Don’t worry, because a recent TechCrunch report suggests the kids have found the cure. According to senior writer Amanda Silberling, there’s a burgeoning “slow tech” movement taking root among the younger demographics. Gen Z and younger Millennials, overstimulated to the point of neurological exhaustion, are suddenly romanticizing the sweet relief of a dial-up connection. They’re flocking to old-school tech, bidding up vintage digital point-and-shoot cameras, and buying wired headphones. Joy Howard, the CMO of refurbished tech marketplace Back Market, bought a massive ad in a New York subway station featuring a vintage iPod Shuffle, boasting its “zero screen time.” Tony Fadell, the father of the iPod, stood in the station bewildered, staring at a product he designed over two decades ago marketed as a wellness savior.
It’s beautifully naive. Buying a low-res camera from 2005 or resurrecting a postage-stamp-sized MP3 player is going to dismantle the surveillance apparatus is the ultimate delusion. The slow tech movement is less of a revolution and more of a highly aesthetic, Instagrammable coping mechanism. We’re so entrenched in the ecosystem that we’re now paying premium prices to buy back the limitations we spent trillions of dollars trying to engineer away.
The very market forces that broke our brains are now packaging the antidote and selling it back to us at a 40 percent markup. Consider the rise of screenless wearables like the Oura ring or the Whoop wristband, which boast triple-digit sales growth because they don’t have a display to distract you. There’s only one catch. You still need your smartphone to view the data, meaning you’re just adding another device to the pile. Then there’s the "Mark," a $159 AI bookmark designed to stop you from touching your phone while you read. It’s a stunning monument to human defeat. We’ve built a society so broken that we need a three-figure piece of artificial intelligence to prevent us from looking at our other artificial intelligence while we try to read a paper book.
The ultimate mirage: the comforting lie that slow tech is somehow a threat to Big Tech. The tech giants aren’t sweating this movement. Silicon Valley doesn’t care if you buy a minimalist Light Phone or a flip phone to “disconnect.” They know the structural reality of 2026 makes total isolation impossible. Try doing your mobile banking, boarding a flight, or scanning a menu at a restaurant with a 20-year-old flip phone. You can’t. The moment you need to interact with the modern world, you’re dragged back to the touchscreen.
Even the software solutions we use to limit our screen time—apps like Opal or Freedom—are just rent paid to the app store. As writer Calvin Kasulke noted in the report, it’s embarrassing to pay for multiple apps just to enforce the basic willpower required not to stare at a glowing glass rectangle. The slow tech trend masquerades as a righteous rebellion, but it’s just Big Tech diversifying its portfolio to target the "exhausted nihilist" demographic.

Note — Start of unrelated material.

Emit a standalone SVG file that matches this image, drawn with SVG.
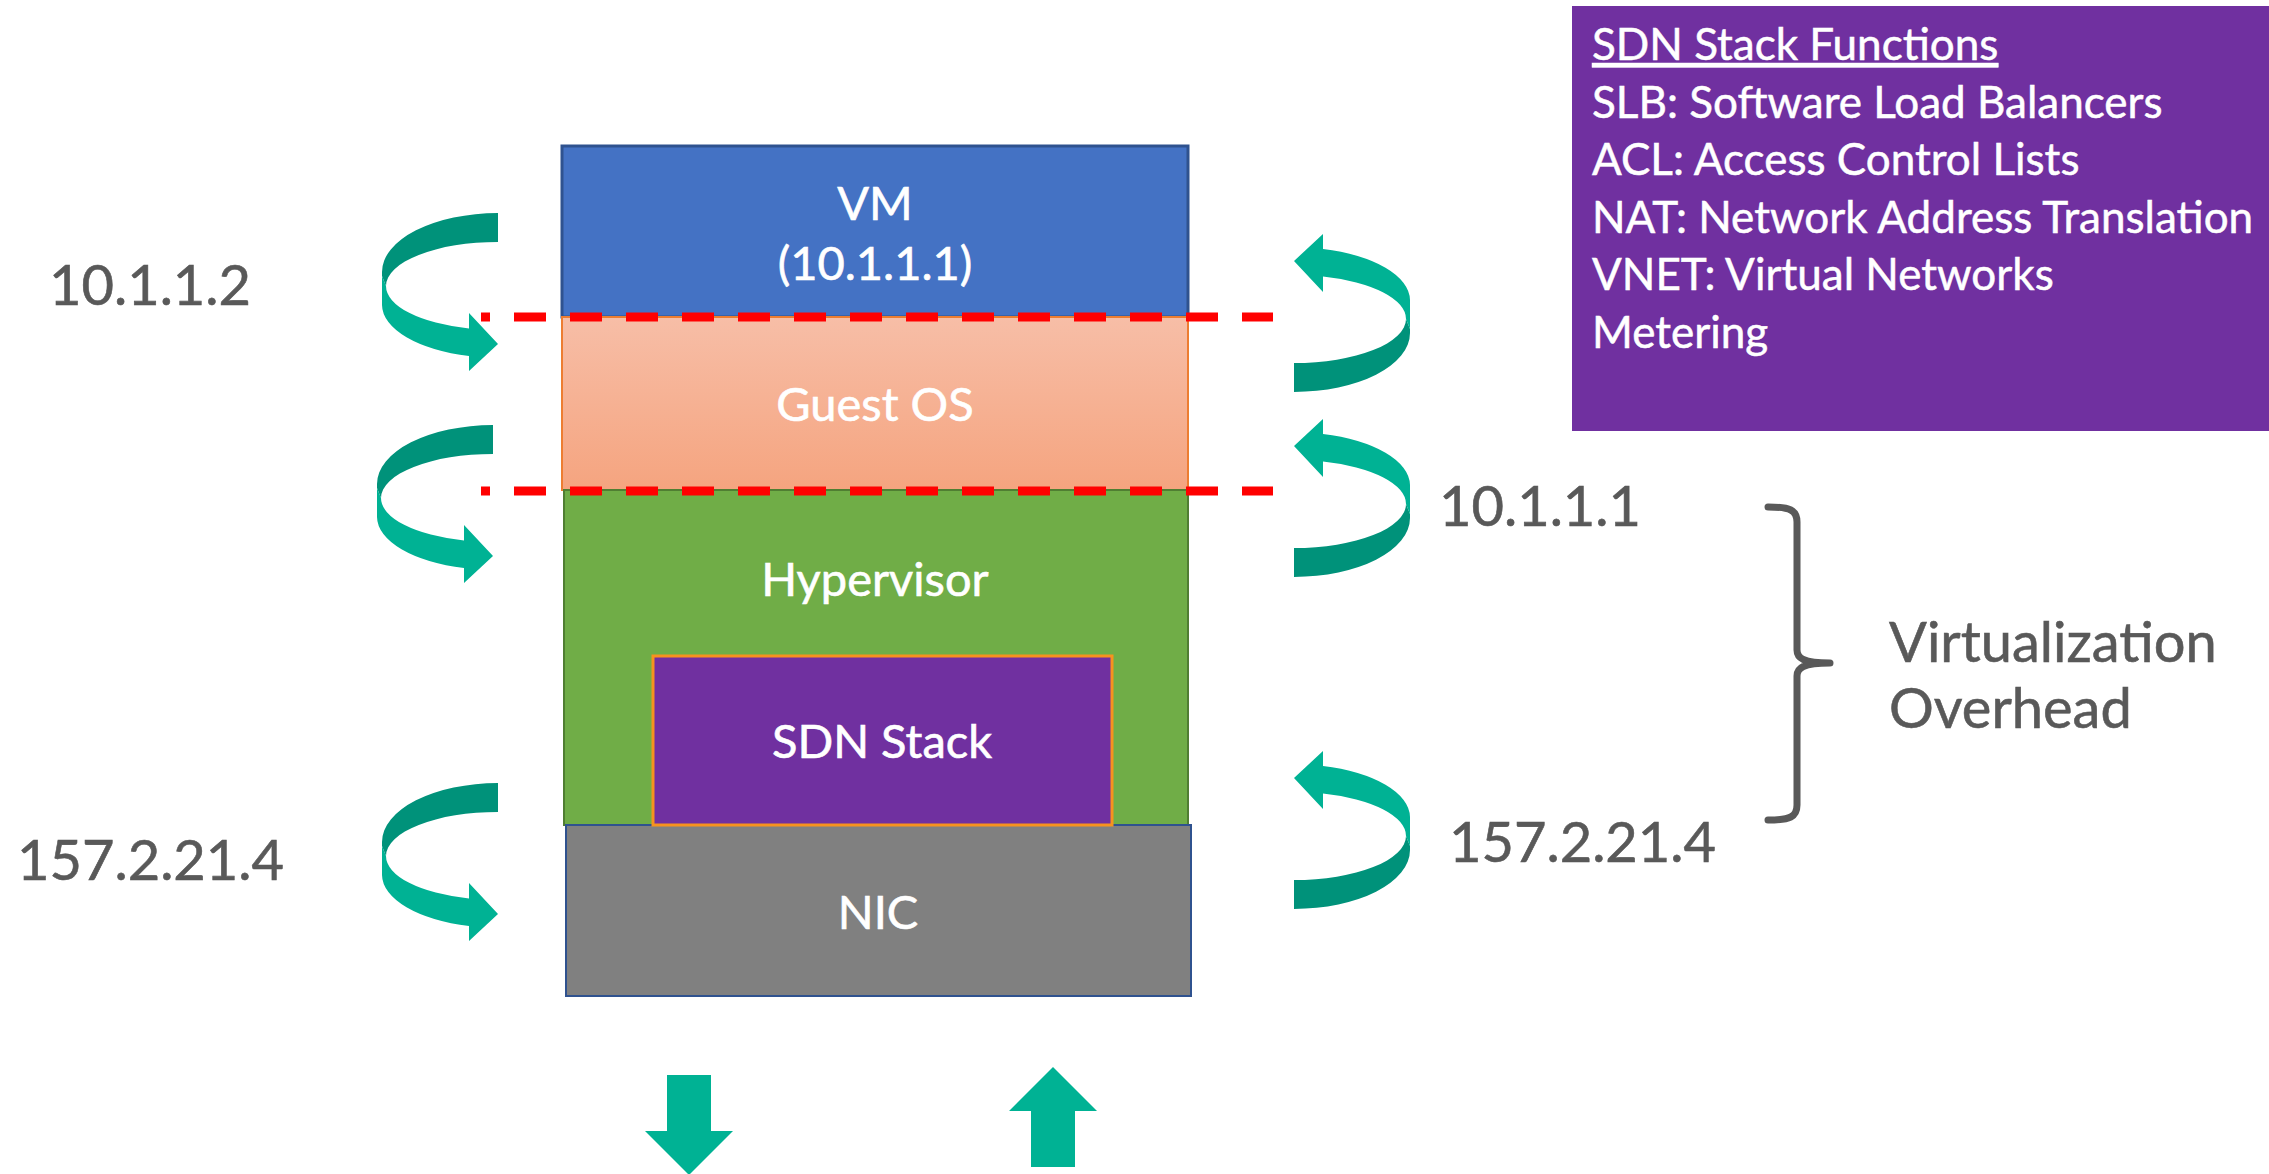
<svg xmlns="http://www.w3.org/2000/svg" width="2269" height="1174" viewBox="0 0 2269 1174">
  <defs>
    <linearGradient id="gosGrad" x1="0" y1="0" x2="0" y2="1">
      <stop offset="0" stop-color="#F7BEA7"/>
      <stop offset="1" stop-color="#F5A47F"/>
    </linearGradient>
    <g id="curlL">
      <path class="dark" d="M 498 213 A 116 59 0 0 0 382 272 L 382 276 L 386 286 A 112 44 0 0 1 498 242 Z"/>
      <path class="light" d="M 382 276 L 382 305 A 116 53 0 0 0 469 356 L 469 371 L 498 344 L 469 313 L 469 328.5 A 112 44 0 0 1 386 286 Z"/>
    </g>
  </defs>
  <style>
    .lbl { font-family: Lato, "Liberation Sans", sans-serif; fill: #ffffff; stroke: #ffffff; stroke-width: 0.6; font-size: 47px; text-anchor: middle; }
    .ip { font-family: Lato, "Liberation Sans", sans-serif; fill: #595959; stroke: #595959; stroke-width: 0.6; font-size: 56px; }
    .fn { font-family: Lato, "Liberation Sans", sans-serif; fill: #ffffff; stroke: #ffffff; stroke-width: 0.5; font-size: 44px; }
    .dark { fill: #00927A; }
    .light { fill: #00B294; }
    .red { stroke: #FF0000; stroke-width: 9; stroke-dasharray: 32 24; stroke-dashoffset: 23; fill: none; }
  </style>

  <g id="vm">
    <rect x="562" y="146" width="626" height="171" fill="#4472C4" stroke="#2F528F" stroke-width="3"/>
    <text class="lbl" x="875" y="220">VM</text>
    <text class="lbl" x="875" y="280">(10.1.1.1)</text>
  </g>
  <g id="guest-os">
    <rect x="562" y="317" width="626" height="173" fill="url(#gosGrad)" stroke="#ED7D31" stroke-width="2"/>
    <text class="lbl" x="875" y="421">Guest OS</text>
  </g>
  <g id="hypervisor">
    <rect x="564" y="490" width="624" height="335" fill="#70AD47" stroke="#507E32" stroke-width="2"/>
    <text class="lbl" x="875" y="596">Hypervisor</text>
  </g>
  <g id="nic">
    <rect x="566" y="825" width="625" height="171" fill="#808080" stroke="#2F528F" stroke-width="2"/>
    <text class="lbl" x="878" y="929">NIC</text>
  </g>
  <g id="sdn-stack">
    <rect x="653" y="656" width="459" height="169" fill="#7030A0" stroke="#F7921E" stroke-width="3"/>
    <text class="lbl" x="882" y="758">SDN Stack</text>
  </g>

  <g id="connectors">
    <line class="red" x1="481" y1="317" x2="1273" y2="317"/>
    <line class="red" x1="481" y1="491" x2="1273" y2="491"/>
    <use href="#curlL"/>
    <use href="#curlL" transform="translate(-5,212)"/>
    <use href="#curlL" transform="translate(0,570)"/>
    <use href="#curlL" transform="translate(1792,605) rotate(180)"/>
    <use href="#curlL" transform="translate(1792,790) rotate(180)"/>
    <use href="#curlL" transform="translate(1792,1122) rotate(180)"/>
    <polygon class="light" points="667,1075 711,1075 711,1131 733,1131 689,1175 645,1131 667,1131"/>
    <polygon class="light" points="1053,1067 1097,1111 1075,1111 1075,1167 1031,1167 1031,1111 1009,1111"/>
  </g>

  <g id="ip-labels">
    <text class="ip" x="49" y="305">10.1.1.2</text>
    <text class="ip" x="1439" y="526">10.1.1.1</text>
    <text class="ip" x="17" y="880">157.2.21.4</text>
    <text class="ip" x="1449" y="862">157.2.21.4</text>
  </g>

  <g id="overhead">
    <path d="M 1768 507 C 1790 507 1797 510 1797 522 L 1797 650 C 1797 658 1803 663 1830 663 M 1830 663 C 1803 663 1797 668 1797 676 L 1797 805 C 1797 817 1790 820 1768 820" fill="none" stroke="#595959" stroke-width="7" stroke-linecap="round"/>
    <text class="ip" x="1889" y="662" font-size="57">Virtualization</text>
    <text class="ip" x="1889" y="728" font-size="57">Overhead</text>
  </g>

  <g id="sdn-functions">
    <rect x="1572" y="6" width="697" height="425" fill="#7030A0"/>
    <text class="fn" x="1592" y="60" text-decoration="underline">SDN Stack Functions</text>
    <text class="fn" x="1592" y="118">SLB: Software Load Balancers</text>
    <text class="fn" x="1592" y="175">ACL: Access Control Lists</text>
    <text class="fn" x="1592" y="233">NAT: Network Address Translation</text>
    <text class="fn" x="1592" y="290">VNET: Virtual Networks</text>
    <text class="fn" x="1592" y="348">Metering</text>
  </g>
</svg>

Dust off that old Game Boy or clip that iPod Shuffle to your workout gear. Enjoy the temporary illusion of freedom. Just don’t trick yourself into thinking you’ve escaped the matrix. The tech barons are perfectly happy to let you play with your electronic sticks and stones. Because they know you have to log back on to prove you exist to your boss, landlord, and the people who claim to love you.